If the records for the agent station 70 indicates that it is in the idle state 202, then the agent station 70 is prompted, for example, for a change of state to the inactive state 200, the special state 204, or the not ready state 210. The agent at the agent station 70 enters a number at a dial tone multi-frequency (DTMF) keypad. The DTMF detector 30 receives the DTMF signaling and delivers the numeric equivalent to the processor 32. In a decision diamond 312, a determination is made whether a valid response was entered. If a valid response was not

entered, then processing proceeds back to the action box 310 where the user is again prompted.

If a valid response is received in the decision diamond 312, then processing proceeds to an action box 314 where the state of the agent station is changed according to the signaling entered. Processing proceeds to a decision diamond 316 where the agent station is prompted for further action. If, in the decision diamond 316, further action is requested, then processing loops back to the action box 310, where a prompt for the appropriate current state is played.

This prompt may not be the same as the one that is first played. If no further action is required in the decision diamond 316, then processing ends in a box 318.
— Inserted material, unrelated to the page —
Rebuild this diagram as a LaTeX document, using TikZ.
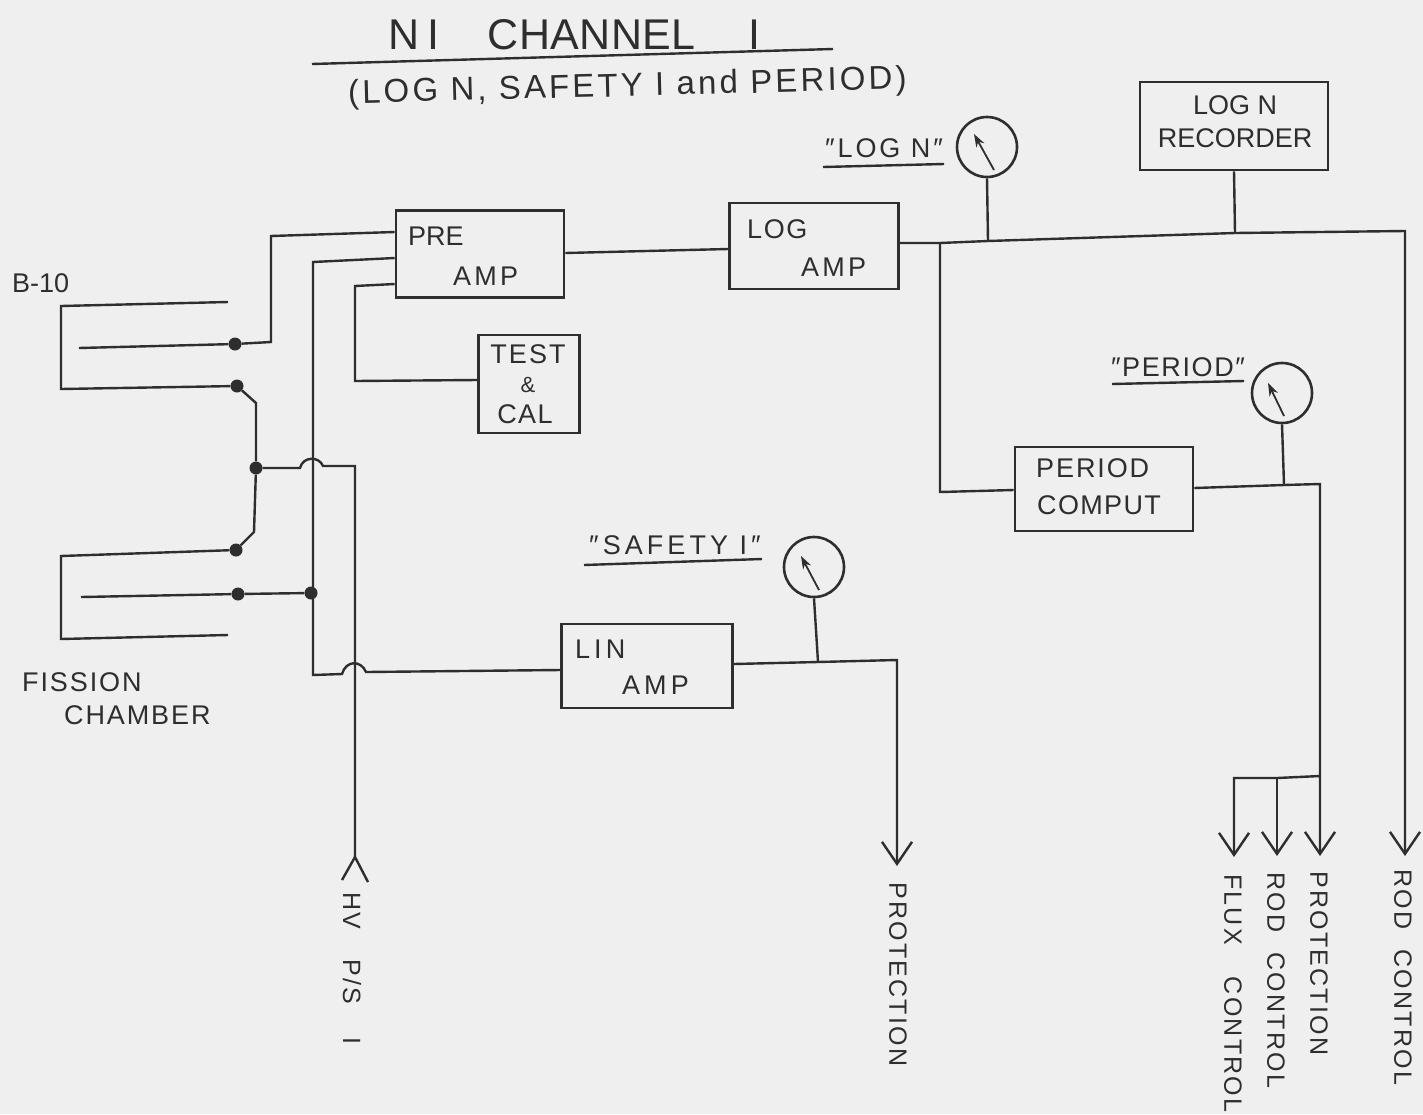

It will therefore be apparent that the invention economically and simply provides a means of providing a call center supported by non-dedicated agent position through the unique use of the existing DTMF signaling capability of the vast majority of telephones in use today.
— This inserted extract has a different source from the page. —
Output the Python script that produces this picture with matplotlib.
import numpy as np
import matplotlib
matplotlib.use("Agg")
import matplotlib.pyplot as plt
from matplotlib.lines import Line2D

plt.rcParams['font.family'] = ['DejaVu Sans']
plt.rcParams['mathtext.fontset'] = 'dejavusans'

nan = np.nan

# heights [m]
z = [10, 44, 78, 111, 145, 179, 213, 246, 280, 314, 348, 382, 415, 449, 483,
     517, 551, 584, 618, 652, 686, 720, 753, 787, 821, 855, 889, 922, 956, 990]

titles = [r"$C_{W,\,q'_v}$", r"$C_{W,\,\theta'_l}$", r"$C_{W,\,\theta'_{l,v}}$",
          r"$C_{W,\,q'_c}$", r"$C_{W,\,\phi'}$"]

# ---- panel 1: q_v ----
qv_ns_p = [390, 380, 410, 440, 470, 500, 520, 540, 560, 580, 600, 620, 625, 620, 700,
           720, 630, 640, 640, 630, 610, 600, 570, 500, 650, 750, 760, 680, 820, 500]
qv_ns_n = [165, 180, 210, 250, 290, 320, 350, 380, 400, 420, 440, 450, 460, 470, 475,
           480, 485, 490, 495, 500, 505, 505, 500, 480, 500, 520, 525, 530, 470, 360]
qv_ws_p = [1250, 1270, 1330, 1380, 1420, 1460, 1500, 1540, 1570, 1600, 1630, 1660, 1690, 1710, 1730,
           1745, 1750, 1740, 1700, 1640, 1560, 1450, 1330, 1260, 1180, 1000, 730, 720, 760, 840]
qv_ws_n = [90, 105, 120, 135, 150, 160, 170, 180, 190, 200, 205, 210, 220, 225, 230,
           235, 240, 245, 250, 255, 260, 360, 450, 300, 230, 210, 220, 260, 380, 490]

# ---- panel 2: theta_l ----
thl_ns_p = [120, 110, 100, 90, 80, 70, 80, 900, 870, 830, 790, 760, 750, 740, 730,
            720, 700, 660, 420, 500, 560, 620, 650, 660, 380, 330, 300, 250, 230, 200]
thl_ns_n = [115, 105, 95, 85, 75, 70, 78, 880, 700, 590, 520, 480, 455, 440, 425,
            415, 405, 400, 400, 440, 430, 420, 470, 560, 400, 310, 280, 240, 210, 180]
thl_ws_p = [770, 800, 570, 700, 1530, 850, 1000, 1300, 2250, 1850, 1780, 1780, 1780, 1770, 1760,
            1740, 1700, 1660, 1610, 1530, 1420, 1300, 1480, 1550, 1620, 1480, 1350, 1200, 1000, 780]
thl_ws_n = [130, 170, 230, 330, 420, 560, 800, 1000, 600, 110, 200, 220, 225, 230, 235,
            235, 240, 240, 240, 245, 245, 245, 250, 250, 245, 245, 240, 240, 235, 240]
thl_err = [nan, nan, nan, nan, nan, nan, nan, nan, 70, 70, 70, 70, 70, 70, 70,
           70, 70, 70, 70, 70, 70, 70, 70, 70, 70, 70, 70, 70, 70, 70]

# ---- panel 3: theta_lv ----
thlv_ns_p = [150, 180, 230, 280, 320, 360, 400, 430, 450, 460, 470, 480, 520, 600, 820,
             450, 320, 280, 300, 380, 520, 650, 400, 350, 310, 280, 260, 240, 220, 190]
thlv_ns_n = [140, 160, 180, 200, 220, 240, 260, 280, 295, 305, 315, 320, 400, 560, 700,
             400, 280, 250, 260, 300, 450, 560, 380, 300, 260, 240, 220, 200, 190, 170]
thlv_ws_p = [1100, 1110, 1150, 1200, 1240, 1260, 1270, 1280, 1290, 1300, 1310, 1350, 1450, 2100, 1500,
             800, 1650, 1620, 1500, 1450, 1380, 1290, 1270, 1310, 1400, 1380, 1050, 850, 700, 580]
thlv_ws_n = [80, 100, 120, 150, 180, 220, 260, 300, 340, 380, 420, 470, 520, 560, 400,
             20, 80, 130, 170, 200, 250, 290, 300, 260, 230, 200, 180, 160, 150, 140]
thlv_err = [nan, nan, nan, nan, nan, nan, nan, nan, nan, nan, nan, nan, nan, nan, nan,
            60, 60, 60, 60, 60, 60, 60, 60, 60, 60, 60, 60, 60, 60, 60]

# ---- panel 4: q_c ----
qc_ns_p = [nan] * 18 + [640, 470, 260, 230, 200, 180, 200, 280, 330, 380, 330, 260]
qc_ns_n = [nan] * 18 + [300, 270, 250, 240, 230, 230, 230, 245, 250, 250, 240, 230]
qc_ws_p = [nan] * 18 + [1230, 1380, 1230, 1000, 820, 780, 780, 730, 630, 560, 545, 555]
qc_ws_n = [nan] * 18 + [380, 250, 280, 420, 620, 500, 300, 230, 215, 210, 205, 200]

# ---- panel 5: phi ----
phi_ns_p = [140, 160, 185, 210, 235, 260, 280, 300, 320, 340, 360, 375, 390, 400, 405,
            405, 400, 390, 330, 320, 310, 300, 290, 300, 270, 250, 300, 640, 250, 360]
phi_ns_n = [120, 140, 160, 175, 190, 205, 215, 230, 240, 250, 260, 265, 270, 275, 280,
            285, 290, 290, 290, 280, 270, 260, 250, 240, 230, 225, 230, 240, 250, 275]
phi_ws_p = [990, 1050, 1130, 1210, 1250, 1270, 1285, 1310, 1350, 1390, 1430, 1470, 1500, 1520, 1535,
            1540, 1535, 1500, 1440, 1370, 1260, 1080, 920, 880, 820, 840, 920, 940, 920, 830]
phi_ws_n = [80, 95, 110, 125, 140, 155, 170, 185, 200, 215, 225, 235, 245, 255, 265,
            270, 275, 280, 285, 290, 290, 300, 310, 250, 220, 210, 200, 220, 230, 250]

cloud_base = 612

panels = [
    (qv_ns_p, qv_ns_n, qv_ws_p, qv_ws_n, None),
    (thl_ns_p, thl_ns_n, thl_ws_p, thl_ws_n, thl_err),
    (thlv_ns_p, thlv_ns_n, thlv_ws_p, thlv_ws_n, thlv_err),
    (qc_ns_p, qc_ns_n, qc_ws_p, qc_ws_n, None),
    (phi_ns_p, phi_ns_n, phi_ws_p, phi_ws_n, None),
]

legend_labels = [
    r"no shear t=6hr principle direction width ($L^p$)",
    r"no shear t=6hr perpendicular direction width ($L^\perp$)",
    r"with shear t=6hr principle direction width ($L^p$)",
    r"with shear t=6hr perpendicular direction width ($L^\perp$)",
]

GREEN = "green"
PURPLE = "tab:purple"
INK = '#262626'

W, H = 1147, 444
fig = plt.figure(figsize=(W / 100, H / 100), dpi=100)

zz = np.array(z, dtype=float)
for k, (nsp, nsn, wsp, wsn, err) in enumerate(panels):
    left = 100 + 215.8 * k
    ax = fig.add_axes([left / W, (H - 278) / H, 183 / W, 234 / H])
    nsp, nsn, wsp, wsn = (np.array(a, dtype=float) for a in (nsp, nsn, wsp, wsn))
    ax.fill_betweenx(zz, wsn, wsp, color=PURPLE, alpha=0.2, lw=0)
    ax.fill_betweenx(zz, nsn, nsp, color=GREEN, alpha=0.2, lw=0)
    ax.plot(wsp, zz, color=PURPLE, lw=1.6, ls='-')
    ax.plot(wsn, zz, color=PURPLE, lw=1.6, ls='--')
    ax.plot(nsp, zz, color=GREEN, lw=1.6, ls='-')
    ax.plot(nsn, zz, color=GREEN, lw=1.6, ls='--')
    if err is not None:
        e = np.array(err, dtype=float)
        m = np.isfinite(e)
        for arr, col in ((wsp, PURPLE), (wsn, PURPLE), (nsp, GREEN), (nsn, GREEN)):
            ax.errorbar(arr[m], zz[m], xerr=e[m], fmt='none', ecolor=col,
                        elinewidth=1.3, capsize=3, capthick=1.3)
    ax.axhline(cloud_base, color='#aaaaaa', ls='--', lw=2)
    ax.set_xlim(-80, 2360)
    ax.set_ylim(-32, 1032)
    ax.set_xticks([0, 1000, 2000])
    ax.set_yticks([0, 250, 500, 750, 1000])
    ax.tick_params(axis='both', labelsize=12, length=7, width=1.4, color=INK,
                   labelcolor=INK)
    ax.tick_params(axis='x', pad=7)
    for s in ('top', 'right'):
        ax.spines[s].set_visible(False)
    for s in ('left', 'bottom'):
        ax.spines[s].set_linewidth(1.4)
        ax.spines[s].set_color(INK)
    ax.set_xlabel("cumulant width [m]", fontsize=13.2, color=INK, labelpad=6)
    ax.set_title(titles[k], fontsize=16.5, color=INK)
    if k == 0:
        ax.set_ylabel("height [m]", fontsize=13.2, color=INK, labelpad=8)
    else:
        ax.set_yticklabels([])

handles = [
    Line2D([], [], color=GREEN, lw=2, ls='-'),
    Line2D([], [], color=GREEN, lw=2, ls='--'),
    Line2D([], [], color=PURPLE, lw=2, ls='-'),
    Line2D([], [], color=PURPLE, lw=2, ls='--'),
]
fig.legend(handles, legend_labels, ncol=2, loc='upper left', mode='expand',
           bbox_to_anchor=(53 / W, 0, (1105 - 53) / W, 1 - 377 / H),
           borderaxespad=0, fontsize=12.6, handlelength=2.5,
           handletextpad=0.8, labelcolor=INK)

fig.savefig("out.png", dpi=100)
Consequently, the need for expensive, special signalling channels is avoided. By the same token, system functionality changes do not require switching system changes to thereby provide a very serviceable system. lt will further be appreciated that the invention may be added to existing call center equipment, with little additional hardware and software.

It is to be understood that the above-described embodiment is to illustrate the principles of this invention, and that those skilled in the art may devise many variations without departing from the scope of the invention. It is, therefore, intended that such variations be included within the scope of the appended claims.